Data lines
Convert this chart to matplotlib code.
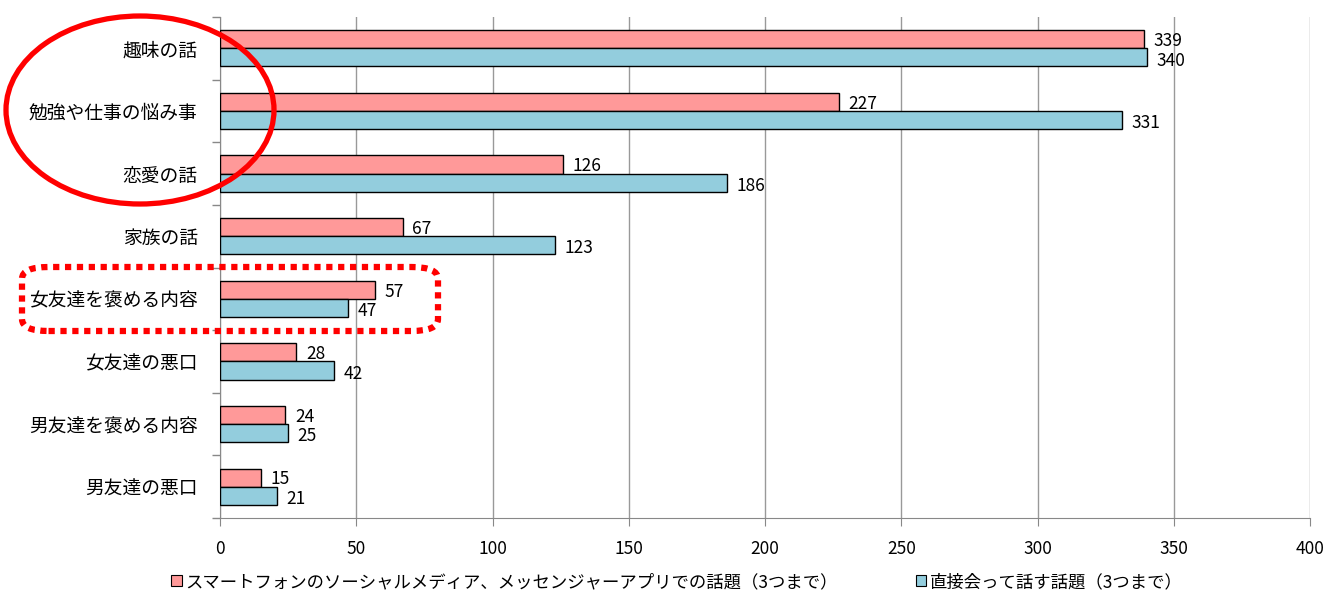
import matplotlib.pyplot as plt
import numpy as np
from matplotlib.patches import Ellipse, FancyBboxPatch, Patch

plt.rcParams['font.family'] = ['Noto Sans CJK JP', 'DejaVu Sans']

categories = ['趣味の話', '勉強や仕事の悩み事', '恋愛の話', '家族の話',
              '女友達を褒める内容', '女友達の悪口', '男友達を褒める内容', '男友達の悪口']
sns_values = [339, 227, 126, 67, 57, 28, 24, 15]
direct_values = [340, 331, 186, 123, 47, 42, 25, 21]
series_names = ['スマートフォンのソーシャルメディア、メッセンジャーアプリでの話題（3つまで）',
                '直接会って話す話題（3つまで）']
pink = '#ff9999'
blue = '#93cddd'

fig = plt.figure(figsize=(13.26, 5.94), dpi=100)
ax = fig.add_axes([220 / 1326, 1 - 518 / 594, 1090 / 1326, 501 / 594])

y = np.arange(len(categories))
h = 0.29
ax.barh(y - h / 2, sns_values, height=h, color=pink, edgecolor='black', linewidth=1, zorder=3)
ax.barh(y + h / 2, direct_values, height=h, color=blue, edgecolor='black', linewidth=1, zorder=3)

for i in range(len(categories)):
    ax.text(sns_values[i] + 3.5, y[i] - h / 2 + 0.03, str(sns_values[i]), va='center', ha='left', fontsize=12.5)
    ax.text(direct_values[i] + 3.5, y[i] + h / 2 + 0.05, str(direct_values[i]), va='center', ha='left', fontsize=12.5)

ax.set_xlim(0, 400)
ax.set_ylim(len(categories) - 0.5, -0.5)
ax.set_xticks(range(0, 401, 50))
ax.set_yticks(y)
ax.set_yticklabels(categories, fontsize=13.5)
ax.set_yticks(np.arange(-0.5, len(categories), 1), minor=True)
ax.tick_params(axis='y', which='major', length=0, pad=16)
ax.tick_params(axis='y', which='minor', length=6, color='#888888', width=1)
ax.tick_params(axis='x', length=6, color='#888888', labelsize=12.5, pad=10)
ax.grid(axis='x', color='#999999', linewidth=1, zorder=0)
for s in ['top', 'right']:
    ax.spines[s].set_visible(False)
ax.spines['left'].set_color('#888888')
ax.spines['bottom'].set_color('#888888')

# 注目ポイントの囲み
fig.patches.append(Ellipse((140 / 1326, 1 - 110 / 594), 268 / 1326, 188 / 594,
                           transform=fig.transFigure, fill=False, edgecolor='#ff0000', linewidth=3.8))
fig.patches.append(FancyBboxPatch((22 / 1326, 1 - 331 / 594), 416 / 1326, 64 / 594,
                                  boxstyle='round,pad=0,rounding_size=0.02',
                                  transform=fig.transFigure, fill=False, edgecolor='#ff0000',
                                  linewidth=4.5, linestyle=(0, (1.0, 0.9))))

handles = [Patch(facecolor=pink, edgecolor='black', linewidth=0.8),
           Patch(facecolor=blue, edgecolor='black', linewidth=0.8)]
fig.legend(handles, series_names, loc='center', bbox_to_anchor=(0.5106, 1 - 582 / 594), ncol=2,
           frameon=False, fontsize=12.5, handlelength=0.6, handleheight=0.6,
           handletextpad=0.2, columnspacing=4.5)

fig.savefig('out.png', dpi=100)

Job
Reproduce the material above exactly, first line through the line that contains "plt.rcParams['font.family'] = ['Noto", minus the pictures.

Exercise answer
Convert this chart to matplotlib code.
import matplotlib.pyplot as plt
import numpy as np
from matplotlib.patches import Ellipse, FancyBboxPatch, Patch

plt.rcParams['font.family'] = ['Noto Sans CJK JP', 'DejaVu Sans']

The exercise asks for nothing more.